⟨
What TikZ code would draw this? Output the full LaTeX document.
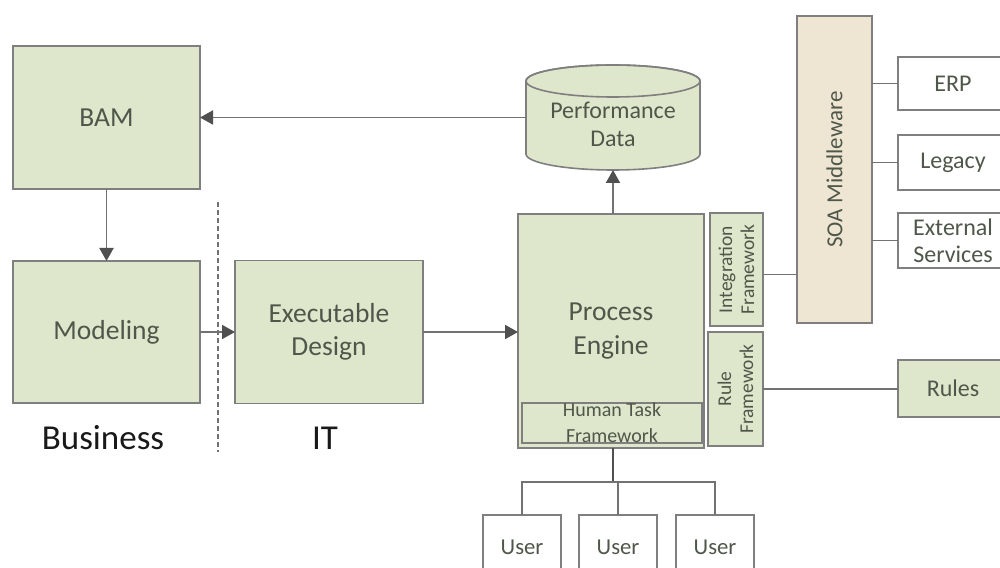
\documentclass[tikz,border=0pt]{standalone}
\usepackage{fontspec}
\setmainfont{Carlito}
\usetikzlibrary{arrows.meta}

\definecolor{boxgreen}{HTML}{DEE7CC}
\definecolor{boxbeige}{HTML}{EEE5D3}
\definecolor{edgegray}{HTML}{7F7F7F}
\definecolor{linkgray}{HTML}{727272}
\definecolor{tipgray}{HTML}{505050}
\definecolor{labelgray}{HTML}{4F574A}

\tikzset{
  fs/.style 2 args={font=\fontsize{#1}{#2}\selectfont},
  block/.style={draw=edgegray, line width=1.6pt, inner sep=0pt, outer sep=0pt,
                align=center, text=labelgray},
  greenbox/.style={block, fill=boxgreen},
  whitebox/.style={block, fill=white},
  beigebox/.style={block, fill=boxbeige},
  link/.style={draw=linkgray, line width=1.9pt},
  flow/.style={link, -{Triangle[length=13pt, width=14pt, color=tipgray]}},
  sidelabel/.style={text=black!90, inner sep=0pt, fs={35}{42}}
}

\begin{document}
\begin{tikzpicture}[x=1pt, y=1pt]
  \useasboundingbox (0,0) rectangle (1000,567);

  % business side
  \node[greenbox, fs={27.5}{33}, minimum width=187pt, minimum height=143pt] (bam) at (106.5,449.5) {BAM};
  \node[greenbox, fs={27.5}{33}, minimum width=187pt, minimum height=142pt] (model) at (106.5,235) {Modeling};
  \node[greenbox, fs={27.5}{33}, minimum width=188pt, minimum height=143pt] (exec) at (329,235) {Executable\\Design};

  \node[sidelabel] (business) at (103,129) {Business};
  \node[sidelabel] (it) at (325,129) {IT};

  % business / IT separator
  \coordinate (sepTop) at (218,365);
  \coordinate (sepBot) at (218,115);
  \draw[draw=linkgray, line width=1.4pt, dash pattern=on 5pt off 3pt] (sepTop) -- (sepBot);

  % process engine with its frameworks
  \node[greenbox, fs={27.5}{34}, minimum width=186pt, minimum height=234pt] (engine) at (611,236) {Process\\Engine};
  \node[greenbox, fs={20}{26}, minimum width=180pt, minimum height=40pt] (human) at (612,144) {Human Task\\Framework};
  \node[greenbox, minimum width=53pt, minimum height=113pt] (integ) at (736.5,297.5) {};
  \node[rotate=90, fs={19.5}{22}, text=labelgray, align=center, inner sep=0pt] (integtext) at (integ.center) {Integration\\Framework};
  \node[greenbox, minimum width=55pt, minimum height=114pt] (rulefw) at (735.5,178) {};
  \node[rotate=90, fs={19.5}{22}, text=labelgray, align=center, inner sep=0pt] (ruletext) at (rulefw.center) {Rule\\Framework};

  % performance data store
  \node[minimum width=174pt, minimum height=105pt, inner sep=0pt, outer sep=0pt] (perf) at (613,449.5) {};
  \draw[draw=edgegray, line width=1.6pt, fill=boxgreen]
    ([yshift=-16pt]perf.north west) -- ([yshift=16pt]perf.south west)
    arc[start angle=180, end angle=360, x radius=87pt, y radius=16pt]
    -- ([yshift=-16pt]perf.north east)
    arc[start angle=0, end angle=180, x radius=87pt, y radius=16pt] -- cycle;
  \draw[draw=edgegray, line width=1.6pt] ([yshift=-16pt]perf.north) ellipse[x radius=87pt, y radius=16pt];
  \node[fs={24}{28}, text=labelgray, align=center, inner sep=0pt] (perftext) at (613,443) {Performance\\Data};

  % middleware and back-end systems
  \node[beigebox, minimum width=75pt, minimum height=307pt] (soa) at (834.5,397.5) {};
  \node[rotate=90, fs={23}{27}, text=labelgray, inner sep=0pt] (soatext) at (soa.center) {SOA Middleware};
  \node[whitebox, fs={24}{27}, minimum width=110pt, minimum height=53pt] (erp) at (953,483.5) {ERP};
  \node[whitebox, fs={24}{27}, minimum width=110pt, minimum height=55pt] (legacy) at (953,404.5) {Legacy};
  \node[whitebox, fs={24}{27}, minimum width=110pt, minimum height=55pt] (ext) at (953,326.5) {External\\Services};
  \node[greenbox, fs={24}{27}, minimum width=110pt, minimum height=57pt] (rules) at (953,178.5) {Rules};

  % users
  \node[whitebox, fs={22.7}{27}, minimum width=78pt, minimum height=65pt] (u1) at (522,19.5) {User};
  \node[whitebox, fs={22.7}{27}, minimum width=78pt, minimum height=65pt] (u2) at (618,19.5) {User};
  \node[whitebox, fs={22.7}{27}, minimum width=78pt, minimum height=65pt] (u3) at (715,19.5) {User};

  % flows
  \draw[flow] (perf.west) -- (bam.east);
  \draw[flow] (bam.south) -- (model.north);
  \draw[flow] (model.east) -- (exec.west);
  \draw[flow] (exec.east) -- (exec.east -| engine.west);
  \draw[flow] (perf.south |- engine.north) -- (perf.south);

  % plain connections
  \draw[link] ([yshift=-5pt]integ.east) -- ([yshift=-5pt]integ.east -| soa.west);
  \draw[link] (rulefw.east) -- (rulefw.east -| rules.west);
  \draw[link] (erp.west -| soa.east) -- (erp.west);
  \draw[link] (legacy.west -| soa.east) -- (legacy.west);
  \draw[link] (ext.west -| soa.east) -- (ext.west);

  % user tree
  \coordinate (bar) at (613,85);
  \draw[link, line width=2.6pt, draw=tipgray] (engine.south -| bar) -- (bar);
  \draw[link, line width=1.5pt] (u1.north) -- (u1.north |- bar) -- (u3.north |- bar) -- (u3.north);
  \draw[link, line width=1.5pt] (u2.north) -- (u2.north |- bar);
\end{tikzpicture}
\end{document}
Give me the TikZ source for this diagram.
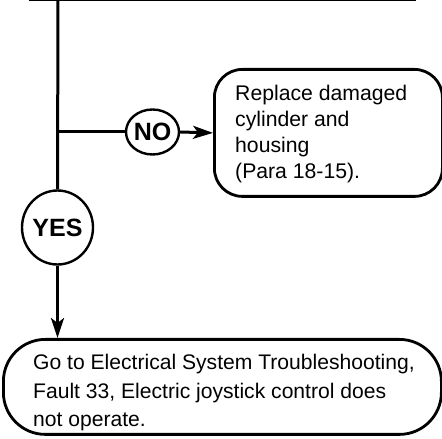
⟩
Without any pictures, reproduce the lines from the first one in the material through the line that has "minimum width=188pt, minimum", exactly as they appear.

What TikZ code would draw this? Output the full LaTeX document.
\documentclass[tikz,border=0pt]{standalone}
\usepackage{fontspec}
\setmainfont{Carlito}
\usetikzlibrary{arrows.meta}

\definecolor{boxgreen}{HTML}{DEE7CC}
\definecolor{boxbeige}{HTML}{EEE5D3}
\definecolor{edgegray}{HTML}{7F7F7F}
\definecolor{linkgray}{HTML}{727272}
\definecolor{tipgray}{HTML}{505050}
\definecolor{labelgray}{HTML}{4F574A}

\tikzset{
  fs/.style 2 args={font=\fontsize{#1}{#2}\selectfont},
  block/.style={draw=edgegray, line width=1.6pt, inner sep=0pt, outer sep=0pt,
                align=center, text=labelgray},
  greenbox/.style={block, fill=boxgreen},
  whitebox/.style={block, fill=white},
  beigebox/.style={block, fill=boxbeige},
  link/.style={draw=linkgray, line width=1.9pt},
  flow/.style={link, -{Triangle[length=13pt, width=14pt, color=tipgray]}},
  sidelabel/.style={text=black!90, inner sep=0pt, fs={35}{42}}
}

\begin{document}
\begin{tikzpicture}[x=1pt, y=1pt]
  \useasboundingbox (0,0) rectangle (1000,567);

  % business side
  \node[greenbox, fs={27.5}{33}, minimum width=187pt, minimum height=143pt] (bam) at (106.5,449.5) {BAM};
  \node[greenbox, fs={27.5}{33}, minimum width=187pt, minimum height=142pt] (model) at (106.5,235) {Modeling};
  \node[greenbox, fs={27.5}{33}, minimum width=188pt, minimum height=143pt] (exec) at (329,235) {Executable\\Design};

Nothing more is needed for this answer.